= Short task =
Leave out the pictures and retype only the lines from the opening line to the line that holds "import * as d3 from 'd3';", both ends included.

= Given information =

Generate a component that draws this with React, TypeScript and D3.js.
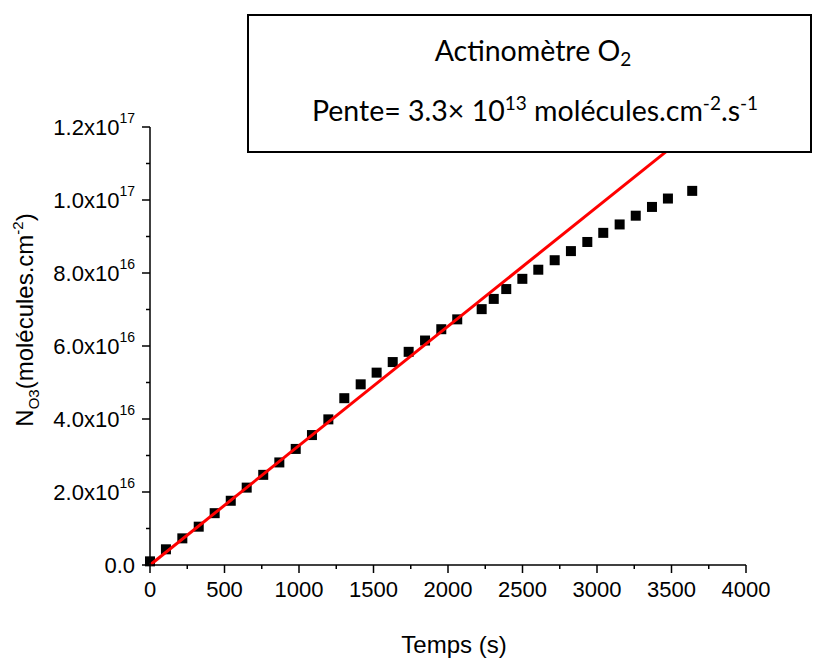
import * as d3 from 'd3';

// Temps (s) and N_O3 (molécules.cm-2, in units of 1e16)
const times = [
  0, 107, 217, 327, 434, 542, 649, 760, 868, 978,
  1087, 1197, 1304, 1414, 1521, 1629, 1736, 1846, 1955, 2062,
  2226, 2307, 2391, 2499, 2606, 2716, 2825, 2935, 3042, 3152,
  3260, 3369, 3476, 3639,
];
const values16 = [
  0.1, 0.43, 0.73, 1.05, 1.42, 1.76, 2.12, 2.47, 2.81, 3.18,
  3.56, 3.99, 4.57, 4.95, 5.27, 5.56, 5.84, 6.15, 6.46, 6.73,
  7.01, 7.29, 7.56, 7.84, 8.09, 8.35, 8.6, 8.85, 9.1, 9.33,
  9.57, 9.81, 10.04, 10.25,
];
// linear fit through the origin
const fitSlope = 3.27e13;
const fitRange = [0, 3640];

const xTicks = [0, 500, 1000, 1500, 2000, 2500, 3000, 3500, 4000];
const yTickMantissa = ['0.0', '2.0', '4.0', '6.0', '8.0', '1.0', '1.2'];
const yTickExp = ['', '16', '16', '16', '16', '17', '17'];
const yTickValues = [0, 2e16, 4e16, 6e16, 8e16, 1e17, 1.2e17];

const W = 813;
const H = 661;
const M = { left: 150, right: 746, top: 127, bottom: 565 };
const AXIS_FONT = "'Liberation Sans', Arial, sans-serif";
const BOX_FONT = 'Lato, "Open Sans", sans-serif';

export default function App() {
  const x = d3.scaleLinear().domain([0, 4000]).range([M.left, M.right]);
  const y = d3.scaleLinear().domain([0, 1.2e17]).range([M.bottom, M.top]);

  const points = times.map((t, i) => ({ t, n: values16[i] * 1e16 }));
  const fitLine = d3.line<number>()
    .x((t) => x(t))
    .y((t) => y(fitSlope * t));

  const xMinor = d3.range(250, 4000, 500);
  const yMinor = d3.range(1e16, 1.2e17, 2e16);

  return (
    <div style={{ position: 'absolute', left: 0, top: 0 }}>
      <svg width={W} height={H} style={{ display: 'block', background: '#fff' }}>
        {/* data */}
        {points.map((p, i) => (
          <rect key={i} x={x(p.t) - 5} y={y(p.n) - 5} width={10} height={10} fill="#000" />
        ))}
        <path d={fitLine(fitRange) ?? ''} fill="none" stroke="#ff0000" strokeWidth={3} />

        {/* x axis */}
        <g fontFamily={AXIS_FONT} fontSize={22} fill="#000">
          <line x1={M.left} x2={M.right} y1={M.bottom} y2={M.bottom} stroke="#000" strokeWidth={1.5} />
          {xTicks.map((t) => (
            <g key={t}>
              <line x1={x(t)} x2={x(t)} y1={M.bottom} y2={M.bottom + 8} stroke="#000" strokeWidth={1.5} />
              <text x={x(t)} y={597} textAnchor="middle">{t}</text>
            </g>
          ))}
          {xMinor.map((t) => (
            <line key={t} x1={x(t)} x2={x(t)} y1={M.bottom} y2={M.bottom + 4} stroke="#000" strokeWidth={1.5} />
          ))}
          <text x={454} y={653} textAnchor="middle" fontSize={24}>Temps (s)</text>
        </g>

        {/* y axis */}
        <g fontFamily={AXIS_FONT} fontSize={22} fill="#000">
          <line x1={M.left} x2={M.left} y1={M.top} y2={M.bottom} stroke="#000" strokeWidth={1.5} />
          {yTickValues.map((v, i) => (
            <g key={v}>
              <line x1={M.left - 8} x2={M.left} y1={y(v)} y2={y(v)} stroke="#000" strokeWidth={1.5} />
              <text x={135} y={y(v) + 8} textAnchor="end">
                {yTickExp[i] ? (
                  <>
                    {yTickMantissa[i]}x10
                    <tspan fontSize={14} dy={-12}>{yTickExp[i]}</tspan>
                  </>
                ) : (
                  yTickMantissa[i]
                )}
              </text>
            </g>
          ))}
          {yMinor.map((v) => (
            <line key={v} x1={M.left - 4} x2={M.left} y1={y(v)} y2={y(v)} stroke="#000" strokeWidth={1.5} />
          ))}
          <text transform="translate(33,320) rotate(-90)" textAnchor="middle" fontSize={24}>
            N<tspan fontSize={15} dy={6}>O3</tspan>
            <tspan dy={-6}>(molécules.cm</tspan>
            <tspan fontSize={15} dy={-10}>-2</tspan>
            <tspan dy={10}>)</tspan>
          </text>
        </g>

        {/* annotation box */}
        <rect x={248} y={15} width={563} height={137} fill="#fff" stroke="#000" strokeWidth={2} />
        <g fontFamily={BOX_FONT} fontSize={28.5} fill="#000" textAnchor="middle">
          <text x={533} y={61}>
            Actinomètre O<tspan fontSize={19} dy={5}>2</tspan>
          </text>
          <text x={535} y={121}>
            Pente= 3.3× 10<tspan fontSize={19} dy={-11}>13</tspan>
            <tspan dy={11}> molécules.cm</tspan>
            <tspan fontSize={19} dy={-11}>-2</tspan>
            <tspan dy={11}>.s</tspan>
            <tspan fontSize={19} dy={-11}>-1</tspan>
          </text>
        </g>
      </svg>
    </div>
  );
}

= Complete answer =
Generate a component that draws this with React, TypeScript and D3.js.
import * as d3 from 'd3';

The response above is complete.